Records to process |
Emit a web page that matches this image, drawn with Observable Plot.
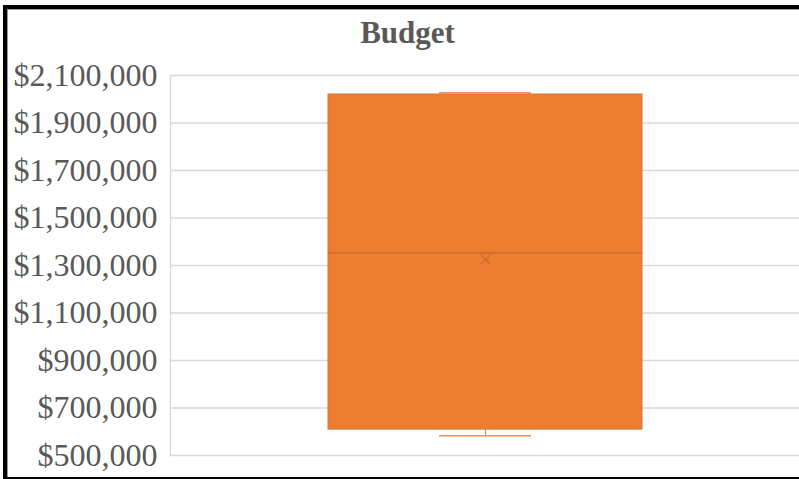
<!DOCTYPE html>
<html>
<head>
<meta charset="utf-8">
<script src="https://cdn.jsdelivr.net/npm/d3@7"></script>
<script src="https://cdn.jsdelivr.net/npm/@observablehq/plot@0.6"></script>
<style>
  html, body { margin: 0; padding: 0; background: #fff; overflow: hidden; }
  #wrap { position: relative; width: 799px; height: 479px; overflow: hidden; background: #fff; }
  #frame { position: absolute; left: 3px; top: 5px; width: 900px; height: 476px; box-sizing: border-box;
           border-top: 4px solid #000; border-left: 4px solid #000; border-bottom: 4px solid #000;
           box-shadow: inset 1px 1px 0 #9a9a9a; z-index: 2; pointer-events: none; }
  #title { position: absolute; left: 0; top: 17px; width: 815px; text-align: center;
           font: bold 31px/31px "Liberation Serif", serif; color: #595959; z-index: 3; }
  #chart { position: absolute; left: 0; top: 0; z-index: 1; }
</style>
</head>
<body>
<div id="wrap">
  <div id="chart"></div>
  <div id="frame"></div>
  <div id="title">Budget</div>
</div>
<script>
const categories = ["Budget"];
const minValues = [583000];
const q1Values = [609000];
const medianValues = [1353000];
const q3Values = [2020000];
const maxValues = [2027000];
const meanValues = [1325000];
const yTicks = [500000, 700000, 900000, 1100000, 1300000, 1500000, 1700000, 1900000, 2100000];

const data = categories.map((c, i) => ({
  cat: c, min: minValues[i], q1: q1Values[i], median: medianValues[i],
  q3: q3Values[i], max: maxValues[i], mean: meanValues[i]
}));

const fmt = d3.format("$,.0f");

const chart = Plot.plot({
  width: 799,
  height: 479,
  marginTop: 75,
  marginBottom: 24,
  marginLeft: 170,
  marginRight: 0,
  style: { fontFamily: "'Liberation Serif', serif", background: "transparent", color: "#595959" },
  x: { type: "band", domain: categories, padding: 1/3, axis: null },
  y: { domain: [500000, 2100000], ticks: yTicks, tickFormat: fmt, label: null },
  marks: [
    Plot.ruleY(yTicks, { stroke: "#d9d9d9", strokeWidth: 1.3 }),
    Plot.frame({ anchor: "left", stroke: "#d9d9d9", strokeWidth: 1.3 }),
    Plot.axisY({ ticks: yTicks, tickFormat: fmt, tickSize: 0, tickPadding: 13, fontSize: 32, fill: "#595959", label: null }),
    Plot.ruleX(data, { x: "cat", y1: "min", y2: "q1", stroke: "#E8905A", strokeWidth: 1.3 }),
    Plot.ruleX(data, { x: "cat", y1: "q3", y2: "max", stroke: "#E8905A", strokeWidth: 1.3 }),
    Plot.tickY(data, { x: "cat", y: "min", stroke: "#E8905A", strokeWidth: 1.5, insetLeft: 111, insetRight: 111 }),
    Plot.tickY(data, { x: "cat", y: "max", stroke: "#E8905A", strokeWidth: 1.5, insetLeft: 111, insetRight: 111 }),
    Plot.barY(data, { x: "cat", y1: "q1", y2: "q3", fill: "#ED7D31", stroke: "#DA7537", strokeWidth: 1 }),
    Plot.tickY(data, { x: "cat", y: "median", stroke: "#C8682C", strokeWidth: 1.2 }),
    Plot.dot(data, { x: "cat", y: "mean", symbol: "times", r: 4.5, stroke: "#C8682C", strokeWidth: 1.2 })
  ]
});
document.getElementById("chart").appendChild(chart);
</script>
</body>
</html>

==

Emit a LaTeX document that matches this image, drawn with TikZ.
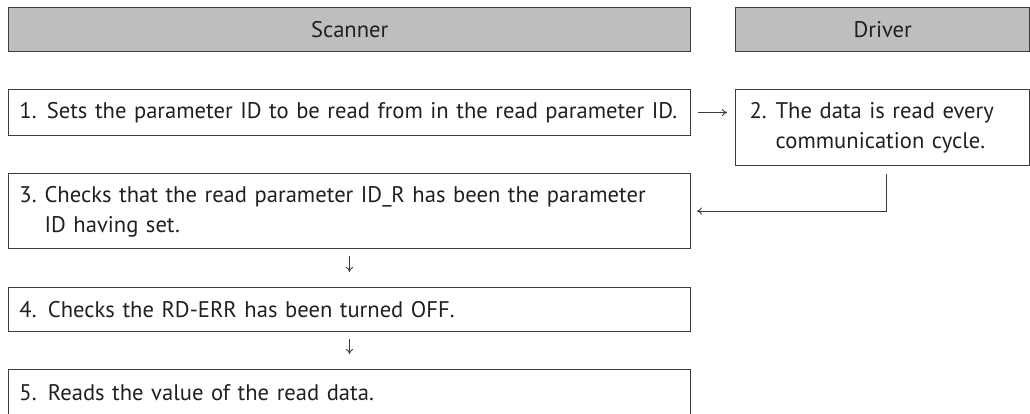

What is required | Search the listing above for the string "this". Copy every line that contains it.

The output |
Emit a web page that matches this image, drawn with Observable Plot.
Emit a LaTeX document that matches this image, drawn with TikZ.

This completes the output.